MELBOURNE: Mercedes has revealed its dominant hand during qualifying for Sunday’s Formula 1 Australian Grand Prix.
George Russell earned his ninth-career pole position Saturday ahead of his teammate Kimi Antonelli for the team’s 83rd front-row lockout and its first since the 2024 British Grand Prix.
Russell topped all three sessions in F1’s knockout qualifying format, finally casting aside questions of where Mercedes team was in the new-era pecking order. His pole time, at 1 minute, 18.518 seconds, was almost eight-tenths faster than the nearest non-Mercedes challenger, Red Bull rookie Isack Hadjar, who completed the top three.
“It was a great day, we knew there was a lot of potential in the car, but until we get to this first Saturday of the season, you never know,” Russell said. “But it really came alive this afternoon, especially when the track temperatures cooled, we know we tend to favor those conditions.”
Antonelli was relieved to have made it onto the front row alongside his teammate after a crash in final practice at the exit of turn two meant it was a race in the Mercedes garage to get him out for qualifying.
“It’s been a very stressful day. Unfortunately, I went into the wall (in FP3),” he said. “But the guys (in the garage) were the heroes today to put the car back on track.”
Hadjar was impressive by qualifying third on debut for Red Bull, his highest-ever grid position.
“The only thing I can do is take them at the start, but they’re just too fast at the moment,” Hadjar said of Mercedes. “I want to keep my position and a second podium would be cool.”

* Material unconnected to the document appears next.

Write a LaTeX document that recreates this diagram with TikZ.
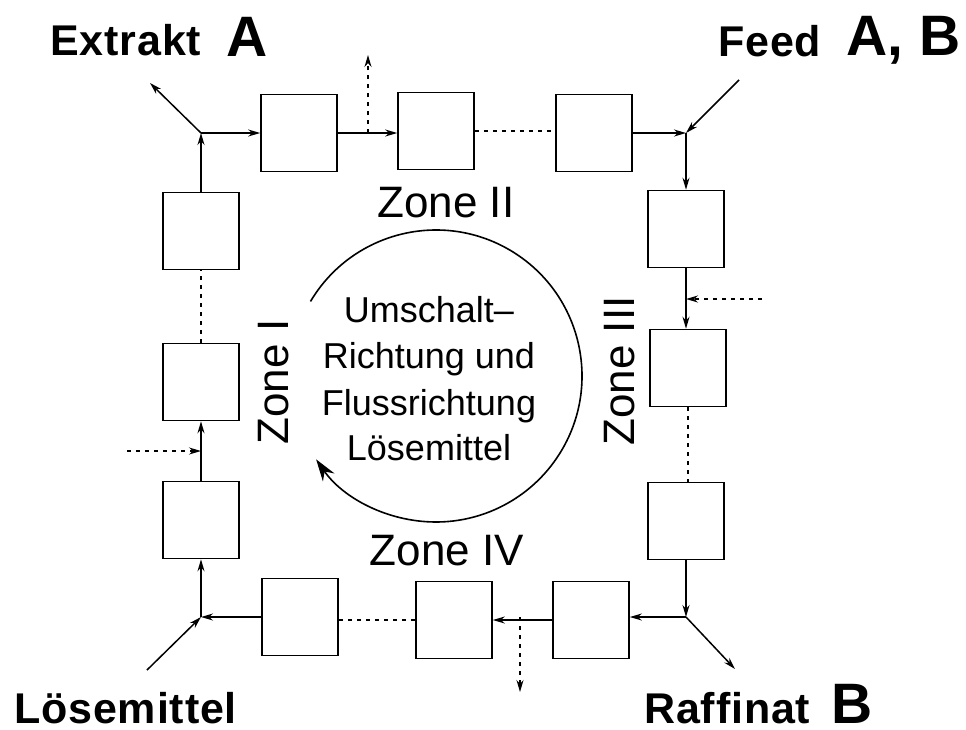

Ferrari showed it’s neck-and-neck with McLaren on pace, with just one and a half tenths seconds covering the four drivers just beyond the top-three — with Charles Leclerc qualifying fourth, McLaren’s Oscar Piastri and Lando Norris in fifth and sixth respectively, and Lewis Hamilton in seventh.
Racing Bulls showed they’ve taken a step forward over the winter, with New Zealander Liam Lawson eighth ahead of his highly-rated rookie teammate Arvid Lindblad.
The big surprise of the session came from four-time F1 world champion Max Verstappen, who triggered red flags at Melbourne’s Albert Park after he lost control of his Red Bull car in braking for turn one in the first half of Q1 and ended in the barriers.
The Dutchman, who was unhurt from the crash, though upset that his brakes locked up, will now start from the back of the grid.
F1 heads into a new era this year, with unprecedented changes across the chassis (car) and power unit, which now feature an almost 50:50 output split between the turbo 1.6-liter V6 engine and electrical energy harvested from the brakes, one that requires a new, often counterintuitive driving style from the drivers.